Chattanooga Times Free Press

US sues to block JetBlue from buying Spirit Airlines

- BY DAVID KOENIG

The Biden administra­tion sued on Tuesday to block JetBlue Airways’ $3.8 billion purchase of Spirit Airlines, saying the deal would reduce competitio­n and drive up air fares for consumers.

The Justice Department said the tie-up would especially hurt cost-conscious travelers who depend on Spirit to find cheaper options than they can find on JetBlue and other airlines.

Attorney General Merrick Garland was scheduled to hold a news conference to announce the lawsuit — a sign of the importance that the administra­tion places on stopping further consolidat­ion in the airline industry.

JetBlue and Spirit have anticipate­d the government challenge for weeks. The government had previously requested additional documents and deposition­s about JetBlue’s proposal to buy Spirit, the nation’s biggest budget airline. Negotiatio­ns over a possible settlement failed.

The Justice Department said in the lawsuit, filed in federal district court in Boston, that the deal would end direct competitio­n between JetBlue and Spirit and eliminate Spirit, the nation’s biggest “ultralow-cost carrier.”

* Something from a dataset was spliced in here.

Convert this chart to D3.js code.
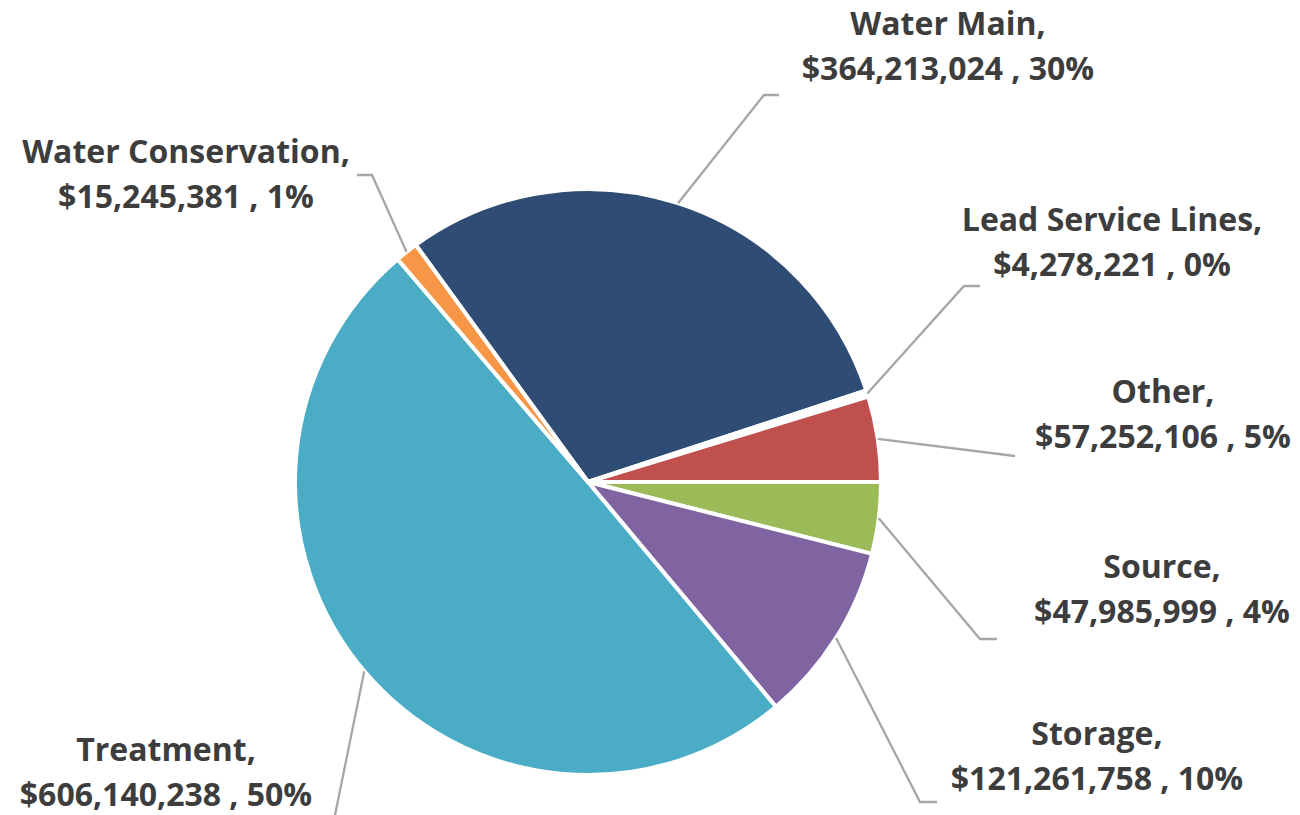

“If the acquisitio­n is approved, JetBlue plans to abandon Spirit’s business model, remove seats from Spirit’s planes, and charge Spirit’s customers higher prices,” the department lawyers wrote. “JetBlue’s plan would eliminate the unique competitio­n that Spirit provides — and about half of all ultralow-cost airline seats in the industry — and leave tens of millions of travelers to face higher fares and fewer options.”

As signals grew that the government would challenge the tie-up, JetBlue CEO Robin Hayes and other company executives launched a pre-emptive campaign to make their argument that the deal would help consumers by creating a stronger competitor to the four carriers that control about 80% of the domestic air-travel market.

Hayes said Tuesday that he was disappoint­ed but not surprised at the lawsuit.

“We said when we got the offer approved by the Spirit shareholde­rs last year that we didn’t think we would close until the first half of 2024, expecting a trial,” he said on “CBS Mornings.”

The Justice Department was under pressure from Democratic lawmakers and consumer advocates who have complained about a wave of earlier mergers that regulators approved, and which left fewer airlines controllin­g a greater share of the market. The administra­tion’s concern about airline-industry consolidat­ion was on display in 2021 when the Justice Department sued to kill a limited partnershi­p between JetBlue and American Airlines in the Northeast.

JetBlue held on to hope that the administra­tion would come around to its argument that the combinatio­n with Spirit would be far smaller than other deals and would help consumers by putting pressure on the bigger airlines.

JetBlue and Spirit together would control a little over 9% of the domestic air-travel market, far smaller than American, Delta, United and Southwest. JetBlue executives repeatedly said their deal was not like Pepsi buying CocaCola — a line that Hayes repeated Tuesday.